First, because the failure to exercise it lies behind two of the most dangerous kinds of misperceptions in international affairs: misreading a nation’s military moves as offensive when the nation itself considers them defensive, and viewing some national leaders as crazy or fanatical when in fact they’ll respond predictably to incentives if you understand their goals.

The second reason cognitive empathy deserves more attention is that, however simple it sounds, it can be hard to exercise. Somewhat like emotional empathy, cognitive empathy can shut down or open up depending on your relationship to the person in question — friend, rival, enemy, kin — and how you’re feeling about them at the moment.

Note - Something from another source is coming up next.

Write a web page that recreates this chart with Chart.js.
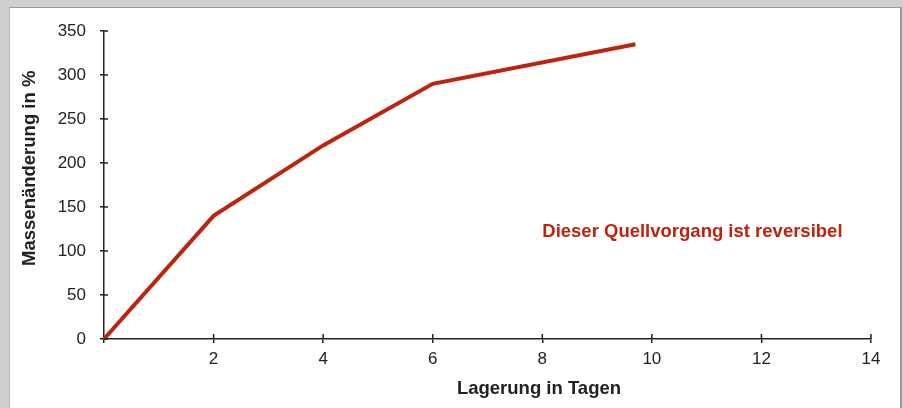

It is important to understand that the leaders of these countries are often terrified of the United States. Iran, North Korea, and to some extent China are almost certainly afraid of the United States. The Soviet leadership was terrified of the U.S. in the 1980s, a fact we didn’t appreciate fully until after the fact.

Understanding this doesn’t mean the United States can’t compete and defend itself against threats. It could help us finds ways to reduce tensions that ultimately lead to a safer world for everyone.